• [WHAT YOU ARE ASKED TO DO]:
Set down the lines from the one containing "Rebuild this chart as a web" to the one containing "const yTicks = [0,2,4,6,8,10,12,14,16,18,20];", both lines included, exactly as they stand and with no other lines.

• [SUPPLIED ENTRIES]:
══════════════════════════════
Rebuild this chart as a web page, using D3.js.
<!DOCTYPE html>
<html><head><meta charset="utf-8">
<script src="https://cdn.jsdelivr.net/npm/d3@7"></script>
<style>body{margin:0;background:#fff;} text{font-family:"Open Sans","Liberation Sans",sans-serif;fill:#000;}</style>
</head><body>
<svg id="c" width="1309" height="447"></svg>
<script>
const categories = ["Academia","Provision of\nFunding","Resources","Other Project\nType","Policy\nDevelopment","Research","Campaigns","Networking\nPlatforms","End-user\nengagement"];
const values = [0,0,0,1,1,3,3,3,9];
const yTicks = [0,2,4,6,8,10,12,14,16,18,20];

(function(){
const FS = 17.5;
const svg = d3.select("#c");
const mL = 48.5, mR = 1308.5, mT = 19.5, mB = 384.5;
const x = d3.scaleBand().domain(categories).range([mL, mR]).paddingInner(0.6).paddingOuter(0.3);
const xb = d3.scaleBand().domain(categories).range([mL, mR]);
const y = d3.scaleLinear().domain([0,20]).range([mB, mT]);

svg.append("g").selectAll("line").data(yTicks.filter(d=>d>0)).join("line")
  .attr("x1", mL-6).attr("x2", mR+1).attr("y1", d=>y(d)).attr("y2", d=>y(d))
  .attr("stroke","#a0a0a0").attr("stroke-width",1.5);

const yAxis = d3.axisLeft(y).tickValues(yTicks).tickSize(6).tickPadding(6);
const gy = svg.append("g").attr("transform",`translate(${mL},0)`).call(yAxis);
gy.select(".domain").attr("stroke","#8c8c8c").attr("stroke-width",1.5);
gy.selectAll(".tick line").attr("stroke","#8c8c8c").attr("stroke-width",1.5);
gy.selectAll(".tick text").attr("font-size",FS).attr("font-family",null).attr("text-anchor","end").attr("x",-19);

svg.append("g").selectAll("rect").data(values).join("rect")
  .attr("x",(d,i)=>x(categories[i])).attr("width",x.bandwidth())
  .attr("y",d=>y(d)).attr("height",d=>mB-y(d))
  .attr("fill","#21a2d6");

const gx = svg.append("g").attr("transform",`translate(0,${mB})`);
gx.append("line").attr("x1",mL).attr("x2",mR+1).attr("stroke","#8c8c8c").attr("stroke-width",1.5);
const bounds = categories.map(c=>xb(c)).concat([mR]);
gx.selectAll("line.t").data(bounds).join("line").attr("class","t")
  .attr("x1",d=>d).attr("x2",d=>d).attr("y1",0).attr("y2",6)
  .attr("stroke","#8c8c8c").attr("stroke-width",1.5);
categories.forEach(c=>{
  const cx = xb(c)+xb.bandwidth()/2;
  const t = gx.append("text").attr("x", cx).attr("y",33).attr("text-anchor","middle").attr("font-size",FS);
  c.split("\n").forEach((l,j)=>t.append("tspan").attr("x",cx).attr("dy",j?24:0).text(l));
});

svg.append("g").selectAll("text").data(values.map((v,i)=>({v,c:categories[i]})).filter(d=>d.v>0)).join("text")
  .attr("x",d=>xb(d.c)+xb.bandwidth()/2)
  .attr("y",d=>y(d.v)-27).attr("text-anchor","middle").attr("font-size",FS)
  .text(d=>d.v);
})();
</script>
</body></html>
══════════════════════════════
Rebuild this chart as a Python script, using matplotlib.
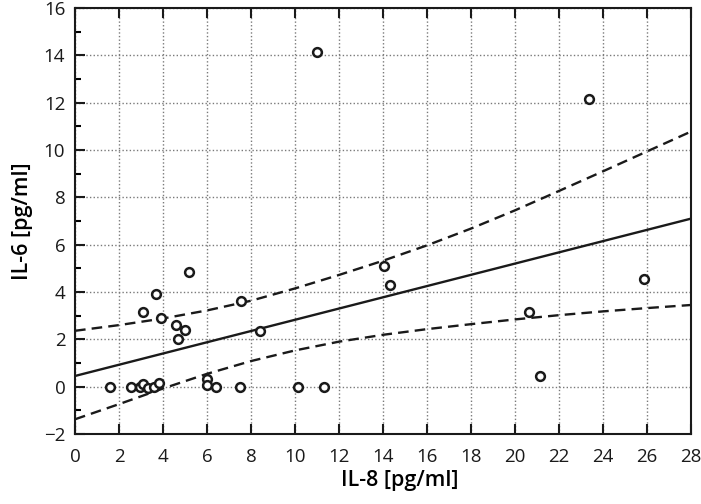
══════════════════════════════
• [THE RESPONSE]:
Rebuild this chart as a web page, using D3.js.
<!DOCTYPE html>
<html><head><meta charset="utf-8">
<script src="https://cdn.jsdelivr.net/npm/d3@7"></script>
<style>body{margin:0;background:#fff;} text{font-family:"Open Sans","Liberation Sans",sans-serif;fill:#000;}</style>
</head><body>
<svg id="c" width="1309" height="447"></svg>
<script>
const categories = ["Academia","Provision of\nFunding","Resources","Other Project\nType","Policy\nDevelopment","Research","Campaigns","Networking\nPlatforms","End-user\nengagement"];
const values = [0,0,0,1,1,3,3,3,9];
const yTicks = [0,2,4,6,8,10,12,14,16,18,20];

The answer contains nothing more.